Champion du nombrilisme sous couvert d’altruisme
Robert Ménard en forme olympique
« Tibet libre » proclame un panonceau, ce lundi 7 avril, sur le parcours parisien de la flamme olympique ; sur le parcours mais au bord du chemin. Sa légitimité du coup est entière : usage légitime et digne de la liberté d’expression et du droit de manifestation. Comme étaient légitimes le rassemblement de la FIDH sur l’Esplanade du Trocadero ou celui des députés devant l’Assemblée nationale. Même si la mémoire de Jean-Marc Ayrault lui joue des tours. Il avait oublié que François Mitterrand avait justifié en homme d’État qu’il était, la venue à Paris de Fidel Castro : « Il ne resterait pas grand monde si la France devait n’avoir de relations diplomatiques qu’avec les pays respectueux des droits de l’homme. » Mais la liberté de parole, y compris celle d’un député, n’exige pas la cohérence intellectuelle.

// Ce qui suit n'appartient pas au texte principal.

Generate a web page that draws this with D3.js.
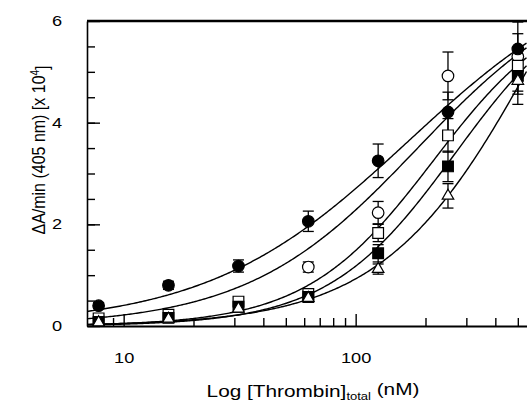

Légitimes et dignes ces manifestations, préalable qui les rend aptes peut-être à servir la cause qu’elles défendent. La flamme suit le parcours officiel validé par le Comité International Olympique, et quiconque estime que l’événement est l’occasion de manifester peut le montrer le long du parcours. Rien à redire. Quant au reste, aux tentatives d’entrave du cortège c’est un autre univers. Un bel exercice d’égocentrisme sous couvert d’altruisme. Comme toujours. A Reporters Sans Frontière on pratique sans pudeur « Le poids des mots, le choc des photos » détournement militant du vieux slogan d’un célèbre magazine people. Mais leur tragédie tient entière dans ce rapprochement : se vouloir la conscience morale du monde et se montrer incapable de dépasser la leçon de morale, la bonne vieille « agit’ prop » de gauchistes atrabilaires. « Notre capacité de faire avancer le monde est nulle. Alors admirez notre capacité de nuisance » nous assènent les donneurs de leçon.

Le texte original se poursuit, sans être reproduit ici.